営業トークというのは、ちょっとした一言を加えるだけでも、受注率が向上するもの

たった一言の修正だけで、外注依頼をするのは、明らかに生産性が低いと感じたので、全て自分でやることを最初から決めていたのです。

 

無事セールスレター型のホームページ(LP)が出来上がり、1週間後に公開。

初月の売上はモニター募集という体のもと、大幅値引きをし、トータル月8万円を上げました。

学生のアルバイト代程度でしたが、自分の分身となったセールスレターが、ネット上で自動的に売上を作った手応えは確かなものとして感じたのです。

 

その後、毎日、毎日、数字と睨めっこしながら、セールスレター(LP)の育成に取り組みました。

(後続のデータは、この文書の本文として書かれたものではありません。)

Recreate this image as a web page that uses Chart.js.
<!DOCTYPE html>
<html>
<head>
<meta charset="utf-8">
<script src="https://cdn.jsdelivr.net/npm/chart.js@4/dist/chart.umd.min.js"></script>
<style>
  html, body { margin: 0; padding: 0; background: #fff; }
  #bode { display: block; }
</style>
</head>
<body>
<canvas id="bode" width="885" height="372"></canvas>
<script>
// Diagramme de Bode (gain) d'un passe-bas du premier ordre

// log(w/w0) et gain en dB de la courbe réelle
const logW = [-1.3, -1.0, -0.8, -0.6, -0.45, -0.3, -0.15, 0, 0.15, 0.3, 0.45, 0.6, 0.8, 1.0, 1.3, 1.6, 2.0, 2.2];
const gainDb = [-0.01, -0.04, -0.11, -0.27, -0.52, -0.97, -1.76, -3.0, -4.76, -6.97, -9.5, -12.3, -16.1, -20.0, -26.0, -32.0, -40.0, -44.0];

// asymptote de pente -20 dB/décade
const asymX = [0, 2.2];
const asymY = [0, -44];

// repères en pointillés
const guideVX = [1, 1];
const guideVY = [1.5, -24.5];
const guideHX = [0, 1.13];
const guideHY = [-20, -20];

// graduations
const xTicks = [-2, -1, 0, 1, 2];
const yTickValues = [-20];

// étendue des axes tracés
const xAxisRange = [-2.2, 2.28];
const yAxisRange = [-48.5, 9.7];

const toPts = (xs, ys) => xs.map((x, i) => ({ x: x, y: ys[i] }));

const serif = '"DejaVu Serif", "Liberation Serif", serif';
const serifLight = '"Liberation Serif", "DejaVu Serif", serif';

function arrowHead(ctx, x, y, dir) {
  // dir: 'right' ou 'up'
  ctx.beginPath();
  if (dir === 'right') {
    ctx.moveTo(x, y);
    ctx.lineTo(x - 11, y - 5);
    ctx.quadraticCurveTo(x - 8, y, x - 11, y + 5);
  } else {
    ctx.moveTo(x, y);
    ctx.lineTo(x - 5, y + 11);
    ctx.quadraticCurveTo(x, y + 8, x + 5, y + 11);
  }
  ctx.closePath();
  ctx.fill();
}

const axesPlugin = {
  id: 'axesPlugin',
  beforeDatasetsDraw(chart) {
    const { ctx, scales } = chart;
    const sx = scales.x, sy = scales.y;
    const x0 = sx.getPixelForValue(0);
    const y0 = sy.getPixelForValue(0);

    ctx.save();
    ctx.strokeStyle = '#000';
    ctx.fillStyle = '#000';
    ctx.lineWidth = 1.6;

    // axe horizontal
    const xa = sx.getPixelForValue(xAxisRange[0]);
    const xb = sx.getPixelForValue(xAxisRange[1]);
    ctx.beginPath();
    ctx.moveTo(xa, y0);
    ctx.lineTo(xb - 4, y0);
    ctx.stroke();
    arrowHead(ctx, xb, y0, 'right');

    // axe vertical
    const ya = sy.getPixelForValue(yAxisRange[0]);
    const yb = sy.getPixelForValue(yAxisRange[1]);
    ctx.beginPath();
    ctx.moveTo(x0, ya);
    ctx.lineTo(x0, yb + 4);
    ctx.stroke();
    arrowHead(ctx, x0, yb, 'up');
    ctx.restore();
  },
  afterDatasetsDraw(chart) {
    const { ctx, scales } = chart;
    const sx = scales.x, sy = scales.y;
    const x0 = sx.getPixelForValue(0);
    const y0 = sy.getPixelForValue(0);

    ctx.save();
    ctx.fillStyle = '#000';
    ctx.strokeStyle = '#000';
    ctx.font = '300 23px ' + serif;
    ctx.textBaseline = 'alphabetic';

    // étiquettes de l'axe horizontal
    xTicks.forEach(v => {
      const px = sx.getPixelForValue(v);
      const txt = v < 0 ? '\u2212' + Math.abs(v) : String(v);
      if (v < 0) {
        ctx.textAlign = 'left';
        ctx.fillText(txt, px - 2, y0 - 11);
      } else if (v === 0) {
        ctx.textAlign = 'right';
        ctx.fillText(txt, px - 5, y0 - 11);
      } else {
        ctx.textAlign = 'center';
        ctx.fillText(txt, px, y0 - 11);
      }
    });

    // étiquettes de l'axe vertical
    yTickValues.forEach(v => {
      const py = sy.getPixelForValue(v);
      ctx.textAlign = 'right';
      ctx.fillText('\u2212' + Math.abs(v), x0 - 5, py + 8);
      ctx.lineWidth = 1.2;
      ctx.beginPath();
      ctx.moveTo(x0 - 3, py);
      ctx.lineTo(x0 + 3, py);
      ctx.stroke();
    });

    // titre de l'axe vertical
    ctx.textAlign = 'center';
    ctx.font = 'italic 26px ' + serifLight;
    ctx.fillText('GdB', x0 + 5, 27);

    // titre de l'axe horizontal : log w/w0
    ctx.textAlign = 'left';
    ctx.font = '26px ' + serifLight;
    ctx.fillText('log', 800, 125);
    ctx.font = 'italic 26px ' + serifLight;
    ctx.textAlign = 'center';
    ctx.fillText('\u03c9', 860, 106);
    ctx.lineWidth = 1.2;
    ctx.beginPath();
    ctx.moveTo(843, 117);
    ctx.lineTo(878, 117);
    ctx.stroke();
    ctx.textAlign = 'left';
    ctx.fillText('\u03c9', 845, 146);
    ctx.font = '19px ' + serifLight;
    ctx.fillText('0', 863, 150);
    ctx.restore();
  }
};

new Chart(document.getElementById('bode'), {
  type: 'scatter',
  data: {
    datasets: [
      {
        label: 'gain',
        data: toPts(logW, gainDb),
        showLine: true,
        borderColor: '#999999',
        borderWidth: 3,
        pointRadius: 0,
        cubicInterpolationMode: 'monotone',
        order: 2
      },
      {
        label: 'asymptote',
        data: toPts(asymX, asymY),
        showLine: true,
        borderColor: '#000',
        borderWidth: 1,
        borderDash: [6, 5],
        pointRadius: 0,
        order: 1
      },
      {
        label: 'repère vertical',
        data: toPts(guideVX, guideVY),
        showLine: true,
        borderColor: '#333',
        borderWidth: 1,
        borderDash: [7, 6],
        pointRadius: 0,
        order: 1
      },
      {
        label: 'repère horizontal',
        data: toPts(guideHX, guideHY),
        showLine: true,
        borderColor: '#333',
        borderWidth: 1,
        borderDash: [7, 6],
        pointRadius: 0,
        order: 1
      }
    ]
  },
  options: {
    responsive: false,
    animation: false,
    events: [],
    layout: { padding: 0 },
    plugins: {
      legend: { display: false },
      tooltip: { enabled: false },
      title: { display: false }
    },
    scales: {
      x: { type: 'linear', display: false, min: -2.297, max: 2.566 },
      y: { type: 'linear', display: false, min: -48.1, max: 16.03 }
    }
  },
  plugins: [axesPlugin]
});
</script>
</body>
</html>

最初のモニターが、成果を出し始め、セールスレターに「お客様の声」として追加記載。

3ヶ月には月30万円。半年後、100万円。1年後には、200万円…と、仮説ー検証を繰り返した結果、面白い様に売上に繋がり、とうとう年間受注件数が、事業計画通り、統計上のシェア10%まで伸びていったのです。

 

大前提として「営業トーク」や「殺し文句」を生み出す力が必要ですが、仮説ー検証を繰り返した結果、どの様にLPを育成すべきか…

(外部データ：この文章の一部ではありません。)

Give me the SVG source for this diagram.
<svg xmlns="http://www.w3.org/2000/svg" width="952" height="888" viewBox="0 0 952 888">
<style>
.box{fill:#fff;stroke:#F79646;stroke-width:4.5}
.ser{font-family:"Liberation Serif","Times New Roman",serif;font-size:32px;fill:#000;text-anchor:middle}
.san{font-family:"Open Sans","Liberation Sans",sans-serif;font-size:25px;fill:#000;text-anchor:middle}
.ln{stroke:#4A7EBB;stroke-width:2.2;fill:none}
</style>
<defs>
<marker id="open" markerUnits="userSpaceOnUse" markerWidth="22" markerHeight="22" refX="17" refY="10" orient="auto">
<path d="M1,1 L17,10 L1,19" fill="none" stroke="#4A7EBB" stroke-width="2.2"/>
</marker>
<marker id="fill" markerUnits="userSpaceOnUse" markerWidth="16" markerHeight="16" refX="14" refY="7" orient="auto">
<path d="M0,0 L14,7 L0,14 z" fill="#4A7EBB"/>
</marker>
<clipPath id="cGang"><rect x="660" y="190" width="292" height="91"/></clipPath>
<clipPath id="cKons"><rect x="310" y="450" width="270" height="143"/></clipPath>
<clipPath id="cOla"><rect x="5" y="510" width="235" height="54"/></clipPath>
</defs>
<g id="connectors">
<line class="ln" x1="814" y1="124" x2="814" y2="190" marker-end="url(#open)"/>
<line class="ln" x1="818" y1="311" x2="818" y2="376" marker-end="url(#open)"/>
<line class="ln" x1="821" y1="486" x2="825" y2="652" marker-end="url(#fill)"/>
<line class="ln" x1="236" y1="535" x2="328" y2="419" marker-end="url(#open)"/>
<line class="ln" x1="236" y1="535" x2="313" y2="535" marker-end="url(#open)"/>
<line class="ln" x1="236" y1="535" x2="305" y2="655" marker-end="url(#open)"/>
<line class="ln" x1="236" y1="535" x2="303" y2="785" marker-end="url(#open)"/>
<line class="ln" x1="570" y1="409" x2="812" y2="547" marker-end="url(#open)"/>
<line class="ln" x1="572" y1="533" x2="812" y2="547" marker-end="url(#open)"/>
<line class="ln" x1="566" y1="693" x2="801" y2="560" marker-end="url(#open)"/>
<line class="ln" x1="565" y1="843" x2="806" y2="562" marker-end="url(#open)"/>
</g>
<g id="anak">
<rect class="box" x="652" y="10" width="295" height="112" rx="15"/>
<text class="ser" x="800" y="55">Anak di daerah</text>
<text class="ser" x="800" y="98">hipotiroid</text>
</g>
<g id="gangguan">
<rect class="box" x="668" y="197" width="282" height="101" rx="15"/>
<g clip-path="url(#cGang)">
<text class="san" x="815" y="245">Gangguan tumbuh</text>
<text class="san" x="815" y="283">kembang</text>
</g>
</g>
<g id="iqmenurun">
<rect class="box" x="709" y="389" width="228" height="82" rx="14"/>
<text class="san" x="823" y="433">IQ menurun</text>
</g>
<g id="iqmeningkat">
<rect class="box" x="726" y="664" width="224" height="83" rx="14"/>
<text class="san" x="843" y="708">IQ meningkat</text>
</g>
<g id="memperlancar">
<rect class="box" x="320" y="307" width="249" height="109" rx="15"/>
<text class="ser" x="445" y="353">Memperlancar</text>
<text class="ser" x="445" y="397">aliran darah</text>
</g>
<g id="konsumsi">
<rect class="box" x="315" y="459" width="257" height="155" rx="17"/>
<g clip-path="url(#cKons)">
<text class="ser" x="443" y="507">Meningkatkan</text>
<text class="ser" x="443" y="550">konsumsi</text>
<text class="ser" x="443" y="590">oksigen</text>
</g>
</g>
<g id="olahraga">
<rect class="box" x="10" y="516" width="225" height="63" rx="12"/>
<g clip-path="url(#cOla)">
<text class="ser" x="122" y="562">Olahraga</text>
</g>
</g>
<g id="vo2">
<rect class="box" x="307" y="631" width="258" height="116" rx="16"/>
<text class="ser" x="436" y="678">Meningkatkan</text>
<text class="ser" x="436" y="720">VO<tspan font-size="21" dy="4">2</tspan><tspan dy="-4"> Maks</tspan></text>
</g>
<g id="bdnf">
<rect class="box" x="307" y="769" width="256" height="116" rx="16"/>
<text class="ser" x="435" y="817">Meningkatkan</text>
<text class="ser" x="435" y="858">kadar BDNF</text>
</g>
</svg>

経験から生み出したノウハウを特別にお伝えしたいと思います。

 

育成をする、という視点を持つと、まず成績表をつける必要があります。

 

成績表は、Googleが無料提供している「Google アナリティクス」というアクセス解析ソフトを使います。

WEBデザイナーに「Google アナリティクス」を設置してほしい…といえば、5分もあれば設定完了します。

 

成績表をチェックするポイントは…

  • エンゲージメント
  • カート廃棄率(カゴ落ち率)
  • CVR率(コンバージョン率)

この3つの指標で、セールスレターの優劣を判断していきます。

 

順番に解説していきましょう。

 

1.エンゲージメントとは「サイト滞在時間」を計測しています。

このサイトに何秒滞在したか…の統計を見ることができます。

購買率(≒CVR率)を向上させるには、サイト滞在時間を長くする必要があります。

コンビニやスーパーでも、よく売れる商品群を店の奥に配置し、店内滞在時間を長くするようレイアウト設計・ゾーニング管理がされていますが…この購買心理とほぼ一緒です。

 サイト滞在時間を長くするためには、魅力的なキャッチコピー、思わず次を読みたくなる様な営業トークの組み立てが必要。

この観点を意識しながら、意図的にキャッチコピーなり、営業トークを組み立て直していきます。

すると、変更前と変更後とでは、滞在時間に変化が現れます。

何が良かったのか、何が悪かったのか…変化したデータを見ながら、ブラッシュアップしていくと、セールストークは、キレキレにブラッシュアップされていきます。

 

2つ目のポイントは、カート廃棄率(カゴ落ち率)です。

皆さんも経験があると思いますが、一旦購入しようと決めて、名前やメールアドレスを申し込みフォームに打っている最中に「やっぱ、後にしよ」と途中離脱した経験があると思います。

これをカゴ落ち率とか、カート廃棄率と言います。

このカート廃棄率は、なんと平均7割弱との統計が出ています。

なぜ、カゴ落ちするのか?
どうすれば、カゴ落ちしないのか?

販売している商品の特性と、サイト閲覧者層の感情の仮説を立てながら、改善案を施すことで、このカゴ落ち率を減らしていくのですが…

藤冨の経験上、カート廃棄率は、20〜40%以内にすることが可能です。

売上にすると、簡単に2倍以上は向上しますから、自社のサイトを眺めながら、どうすればカート廃棄率が減るのか?を熟考するだけの価値はあります。

ちなみに、Amazonも徹底的にサイトでの買いやすさを追求し、莫大な研究開発投資をしています。
それはカート廃棄率を改善すると、面白いほど売上が上がることを知っているからです。

滞在時間を増やすよりも簡単に改善できますから、ぜひ着手させることをお勧めします。

最後、3つ目のCVR率(コンバージョン率)ですが、多くのマーケッターは、この指標を最も重視しています。

しかし、これはあくまで結果の数値。

営業成績の悪い営業マンに、もっと売ってこい!と、指導しても、成果が上がらないのと一緒で、この指標に目くじらを立てても何ら意味はありません。

怠惰な営業マンを除くと、成果が出せないのは、何をすれば良いかわかっていないからです。

明確な行動目標(KPI)を打ち出し、努力さえすれば自ずと結果はついてくる…という環境を経営者層、マネージャークラスが明確に打ち出すことが大事なのと一緒。

CVR率と因果関係にある「滞在時間」や「カート廃棄率」の改善目標を立てることでしか、正しい改善策は打ち立てられないのです。

この3つの成績表と睨めっこして、どこをどう改善すると、優秀なセールスマンとして機能するのか…
監督者、コーチになったつもりで、セールスレター(LP)を育てていくと、ランディングページは成果を出し始めてくれます。

御社は、優秀なセールスマンとなり得るランテングページ(LP)を放置プレイにしていませんか?